When you hear about standard temperature and pressure, often abbreviated as STP, you're learning about a set of agreed conditions used for the comparison of gas volumes. At STP, the temperature is set at 0°C, or 273.15 Kelvin, and the pressure is set at 1 atmosphere (atm). These conditions provide a baseline that makes it easier to predict and calculate how gases behave. Under STP, one mole of any theoretical ideal gas occupies exactly 22.4 liters. This knowledge allows scientists and students to do calculations more easily, knowing that they're all working with the same set of standards.

The concept of molar volume is based on how much space one mole of a gas occupies. At standard temperature and pressure (STP), this is known to be 22.4 liters. This value holds true for ideal gases, which are hypothetical gases that strictly follow the behaviors outlined by the gas laws. So, if you have a balloon with 1 liter of gas at STP, knowing the molar volume allows you to calculate how many moles of gas you have. Using the formula \( \text{moles of gas} = \frac{\text{volume of gas}}{\text{molar volume}} \), you can easily find the number of moles in less than the molar volume by simple division.

Molar mass is a critical concept in chemistry because it gives the mass of one mole of a substance. For carbon dioxide \( CO_2 \), which consists of one carbon atom and two oxygen atoms, you can find its molar mass by adding up the average atomic masses. Carbon has a molar mass of 12.01 g/mol, and oxygen has a molar mass of 16.00 g/mol. Thus, the molar mass of \( CO_2 \) is \( 12.01 + (16.00 \times 2) = 44.01 \) g/mol.

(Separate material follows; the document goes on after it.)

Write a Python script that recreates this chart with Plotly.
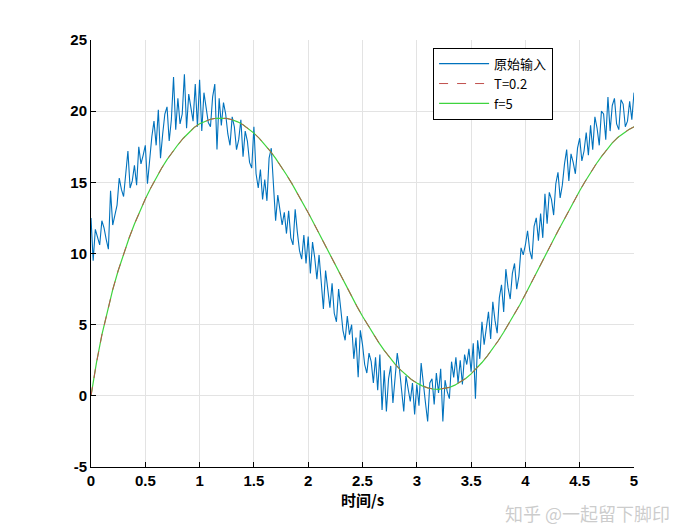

Once you know the amount in moles, converting to mass involves multiplying the number of moles by this molar mass value.

The ideal gas law is an important equation in chemistry and physics that relates the pressure, volume, temperature, and number of moles of an ideal gas. Expressed as \( PV = nRT \), where:

• \( P \) is the pressure of the gas
• \( V \) is the volume of the gas
• \( n \) is the number of moles
• \( R \) is the ideal gas constant (~0.0821 L·atm/mol·K)
• \( T \) is the temperature in Kelvin

This equation is a cornerstone for problems involving gases, allowing you to solve for any one variable if the others are known. It's a very flexible tool used to understand and predict the behavior of gases under various conditions, embedding in its structure the assumptions of a perfect or "ideal" gas.